Data block
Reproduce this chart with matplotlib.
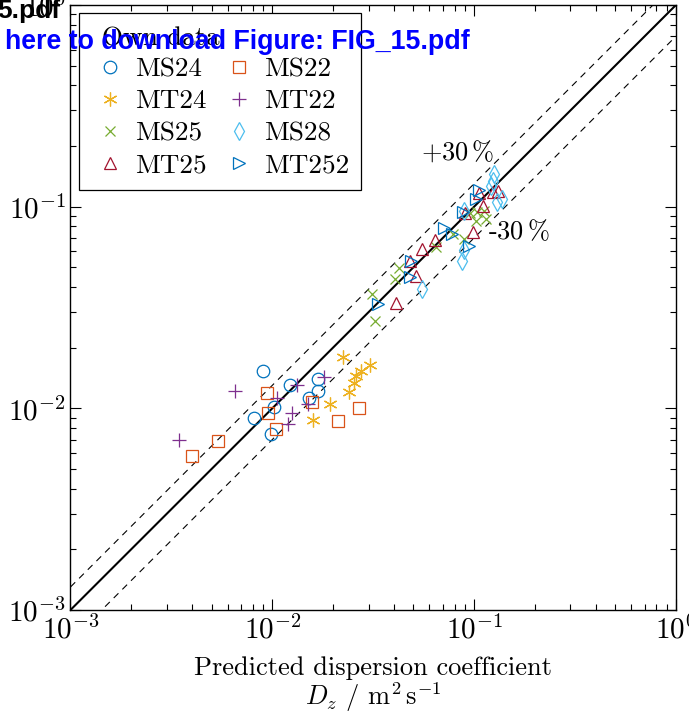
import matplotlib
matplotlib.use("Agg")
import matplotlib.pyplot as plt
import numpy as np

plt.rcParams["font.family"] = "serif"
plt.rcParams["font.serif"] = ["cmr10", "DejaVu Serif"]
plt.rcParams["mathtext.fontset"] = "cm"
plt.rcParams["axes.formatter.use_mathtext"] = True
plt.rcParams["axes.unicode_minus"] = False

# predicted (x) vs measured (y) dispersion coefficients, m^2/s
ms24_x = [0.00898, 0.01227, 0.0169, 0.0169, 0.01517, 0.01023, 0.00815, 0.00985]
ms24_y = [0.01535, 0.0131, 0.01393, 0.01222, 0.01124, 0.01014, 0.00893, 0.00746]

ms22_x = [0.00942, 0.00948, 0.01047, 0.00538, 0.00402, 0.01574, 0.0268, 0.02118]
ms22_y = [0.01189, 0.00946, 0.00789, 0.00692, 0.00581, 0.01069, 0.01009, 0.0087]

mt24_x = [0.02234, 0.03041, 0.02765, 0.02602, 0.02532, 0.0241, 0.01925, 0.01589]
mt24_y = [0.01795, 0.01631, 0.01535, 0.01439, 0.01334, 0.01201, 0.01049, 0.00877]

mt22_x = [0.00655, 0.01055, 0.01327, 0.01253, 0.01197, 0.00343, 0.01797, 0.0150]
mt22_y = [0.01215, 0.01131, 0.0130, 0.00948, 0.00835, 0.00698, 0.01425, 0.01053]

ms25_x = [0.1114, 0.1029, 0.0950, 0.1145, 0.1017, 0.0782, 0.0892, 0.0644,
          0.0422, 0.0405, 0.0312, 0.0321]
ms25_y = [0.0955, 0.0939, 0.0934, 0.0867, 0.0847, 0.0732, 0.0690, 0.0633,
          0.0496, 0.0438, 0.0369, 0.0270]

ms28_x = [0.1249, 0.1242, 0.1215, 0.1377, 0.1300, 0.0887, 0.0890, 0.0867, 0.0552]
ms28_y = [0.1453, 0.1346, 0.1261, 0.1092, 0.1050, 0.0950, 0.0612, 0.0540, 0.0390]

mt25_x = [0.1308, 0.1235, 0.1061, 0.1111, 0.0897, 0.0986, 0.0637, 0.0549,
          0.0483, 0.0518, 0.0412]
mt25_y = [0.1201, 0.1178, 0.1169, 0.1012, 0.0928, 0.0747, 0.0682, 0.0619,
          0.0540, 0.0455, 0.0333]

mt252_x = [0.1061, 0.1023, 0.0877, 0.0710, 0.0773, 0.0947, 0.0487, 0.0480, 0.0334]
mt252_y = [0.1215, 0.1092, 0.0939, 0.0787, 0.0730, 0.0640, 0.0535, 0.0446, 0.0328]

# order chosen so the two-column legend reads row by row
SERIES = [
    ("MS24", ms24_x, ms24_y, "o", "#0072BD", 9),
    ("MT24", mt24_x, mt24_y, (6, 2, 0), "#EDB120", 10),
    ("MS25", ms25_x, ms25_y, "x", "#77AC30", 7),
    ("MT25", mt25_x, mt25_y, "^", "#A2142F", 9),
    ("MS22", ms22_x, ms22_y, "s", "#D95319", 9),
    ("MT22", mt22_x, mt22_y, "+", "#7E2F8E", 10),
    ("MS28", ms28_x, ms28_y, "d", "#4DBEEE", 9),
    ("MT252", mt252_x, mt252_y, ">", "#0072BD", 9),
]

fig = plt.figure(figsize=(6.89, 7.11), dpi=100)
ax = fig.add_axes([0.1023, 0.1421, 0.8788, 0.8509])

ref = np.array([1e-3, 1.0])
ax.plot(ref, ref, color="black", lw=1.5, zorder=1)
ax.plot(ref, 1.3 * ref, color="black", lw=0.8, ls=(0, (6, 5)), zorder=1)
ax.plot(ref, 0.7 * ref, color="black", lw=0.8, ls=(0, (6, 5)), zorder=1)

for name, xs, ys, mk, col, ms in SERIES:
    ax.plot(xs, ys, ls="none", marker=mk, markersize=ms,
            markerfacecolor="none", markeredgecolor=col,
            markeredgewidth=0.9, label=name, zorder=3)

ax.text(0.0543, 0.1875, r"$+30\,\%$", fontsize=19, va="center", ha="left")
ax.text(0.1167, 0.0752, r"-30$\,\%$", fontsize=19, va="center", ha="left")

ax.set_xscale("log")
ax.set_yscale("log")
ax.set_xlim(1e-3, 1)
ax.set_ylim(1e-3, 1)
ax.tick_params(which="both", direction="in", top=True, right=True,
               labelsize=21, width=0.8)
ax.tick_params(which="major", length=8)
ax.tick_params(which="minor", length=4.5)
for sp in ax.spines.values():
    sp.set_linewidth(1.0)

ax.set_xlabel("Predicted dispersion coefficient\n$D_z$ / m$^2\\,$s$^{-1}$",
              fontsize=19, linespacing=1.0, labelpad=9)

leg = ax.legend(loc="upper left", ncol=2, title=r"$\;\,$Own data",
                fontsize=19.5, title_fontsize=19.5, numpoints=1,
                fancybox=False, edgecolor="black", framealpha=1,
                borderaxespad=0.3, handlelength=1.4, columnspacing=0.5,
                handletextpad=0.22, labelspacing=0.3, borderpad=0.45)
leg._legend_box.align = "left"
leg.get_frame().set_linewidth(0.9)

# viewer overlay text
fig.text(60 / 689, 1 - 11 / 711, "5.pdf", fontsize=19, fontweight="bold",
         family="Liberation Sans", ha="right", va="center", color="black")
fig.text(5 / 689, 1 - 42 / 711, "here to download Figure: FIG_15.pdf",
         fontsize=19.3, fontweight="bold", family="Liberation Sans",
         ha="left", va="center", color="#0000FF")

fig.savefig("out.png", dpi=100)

Task statement
Without including any pictures, print all of the material exactly as given.

Written solution
Reproduce this chart with matplotlib.
import matplotlib
matplotlib.use("Agg")
import matplotlib.pyplot as plt
import numpy as np

plt.rcParams["font.family"] = "serif"
plt.rcParams["font.serif"] = ["cmr10", "DejaVu Serif"]
plt.rcParams["mathtext.fontset"] = "cm"
plt.rcParams["axes.formatter.use_mathtext"] = True
plt.rcParams["axes.unicode_minus"] = False

# predicted (x) vs measured (y) dispersion coefficients, m^2/s
ms24_x = [0.00898, 0.01227, 0.0169, 0.0169, 0.01517, 0.01023, 0.00815, 0.00985]
ms24_y = [0.01535, 0.0131, 0.01393, 0.01222, 0.01124, 0.01014, 0.00893, 0.00746]

ms22_x = [0.00942, 0.00948, 0.01047, 0.00538, 0.00402, 0.01574, 0.0268, 0.02118]
ms22_y = [0.01189, 0.00946, 0.00789, 0.00692, 0.00581, 0.01069, 0.01009, 0.0087]

mt24_x = [0.02234, 0.03041, 0.02765, 0.02602, 0.02532, 0.0241, 0.01925, 0.01589]
mt24_y = [0.01795, 0.01631, 0.01535, 0.01439, 0.01334, 0.01201, 0.01049, 0.00877]

mt22_x = [0.00655, 0.01055, 0.01327, 0.01253, 0.01197, 0.00343, 0.01797, 0.0150]
mt22_y = [0.01215, 0.01131, 0.0130, 0.00948, 0.00835, 0.00698, 0.01425, 0.01053]

ms25_x = [0.1114, 0.1029, 0.0950, 0.1145, 0.1017, 0.0782, 0.0892, 0.0644,
          0.0422, 0.0405, 0.0312, 0.0321]
ms25_y = [0.0955, 0.0939, 0.0934, 0.0867, 0.0847, 0.0732, 0.0690, 0.0633,
          0.0496, 0.0438, 0.0369, 0.0270]

ms28_x = [0.1249, 0.1242, 0.1215, 0.1377, 0.1300, 0.0887, 0.0890, 0.0867, 0.0552]
ms28_y = [0.1453, 0.1346, 0.1261, 0.1092, 0.1050, 0.0950, 0.0612, 0.0540, 0.0390]

mt25_x = [0.1308, 0.1235, 0.1061, 0.1111, 0.0897, 0.0986, 0.0637, 0.0549,
          0.0483, 0.0518, 0.0412]
mt25_y = [0.1201, 0.1178, 0.1169, 0.1012, 0.0928, 0.0747, 0.0682, 0.0619,
          0.0540, 0.0455, 0.0333]

mt252_x = [0.1061, 0.1023, 0.0877, 0.0710, 0.0773, 0.0947, 0.0487, 0.0480, 0.0334]
mt252_y = [0.1215, 0.1092, 0.0939, 0.0787, 0.0730, 0.0640, 0.0535, 0.0446, 0.0328]

# order chosen so the two-column legend reads row by row
SERIES = [
    ("MS24", ms24_x, ms24_y, "o", "#0072BD", 9),
    ("MT24", mt24_x, mt24_y, (6, 2, 0), "#EDB120", 10),
    ("MS25", ms25_x, ms25_y, "x", "#77AC30", 7),
    ("MT25", mt25_x, mt25_y, "^", "#A2142F", 9),
    ("MS22", ms22_x, ms22_y, "s", "#D95319", 9),
    ("MT22", mt22_x, mt22_y, "+", "#7E2F8E", 10),
    ("MS28", ms28_x, ms28_y, "d", "#4DBEEE", 9),
    ("MT252", mt252_x, mt252_y, ">", "#0072BD", 9),
]

fig = plt.figure(figsize=(6.89, 7.11), dpi=100)
ax = fig.add_axes([0.1023, 0.1421, 0.8788, 0.8509])

ref = np.array([1e-3, 1.0])
ax.plot(ref, ref, color="black", lw=1.5, zorder=1)
ax.plot(ref, 1.3 * ref, color="black", lw=0.8, ls=(0, (6, 5)), zorder=1)
ax.plot(ref, 0.7 * ref, color="black", lw=0.8, ls=(0, (6, 5)), zorder=1)

for name, xs, ys, mk, col, ms in SERIES:
    ax.plot(xs, ys, ls="none", marker=mk, markersize=ms,
            markerfacecolor="none", markeredgecolor=col,
            markeredgewidth=0.9, label=name, zorder=3)

ax.text(0.0543, 0.1875, r"$+30\,\%$", fontsize=19, va="center", ha="left")
ax.text(0.1167, 0.0752, r"-30$\,\%$", fontsize=19, va="center", ha="left")

ax.set_xscale("log")
ax.set_yscale("log")
ax.set_xlim(1e-3, 1)
ax.set_ylim(1e-3, 1)
ax.tick_params(which="both", direction="in", top=True, right=True,
               labelsize=21, width=0.8)
ax.tick_params(which="major", length=8)
ax.tick_params(which="minor", length=4.5)
for sp in ax.spines.values():
    sp.set_linewidth(1.0)

ax.set_xlabel("Predicted dispersion coefficient\n$D_z$ / m$^2\\,$s$^{-1}$",
              fontsize=19, linespacing=1.0, labelpad=9)

leg = ax.legend(loc="upper left", ncol=2, title=r"$\;\,$Own data",
                fontsize=19.5, title_fontsize=19.5, numpoints=1,
                fancybox=False, edgecolor="black", framealpha=1,
                borderaxespad=0.3, handlelength=1.4, columnspacing=0.5,
                handletextpad=0.22, labelspacing=0.3, borderpad=0.45)
leg._legend_box.align = "left"
leg.get_frame().set_linewidth(0.9)

# viewer overlay text
fig.text(60 / 689, 1 - 11 / 711, "5.pdf", fontsize=19, fontweight="bold",
         family="Liberation Sans", ha="right", va="center", color="black")
fig.text(5 / 689, 1 - 42 / 711, "here to download Figure: FIG_15.pdf",
         fontsize=19.3, fontweight="bold", family="Liberation Sans",
         ha="left", va="center", color="#0000FF")

fig.savefig("out.png", dpi=100)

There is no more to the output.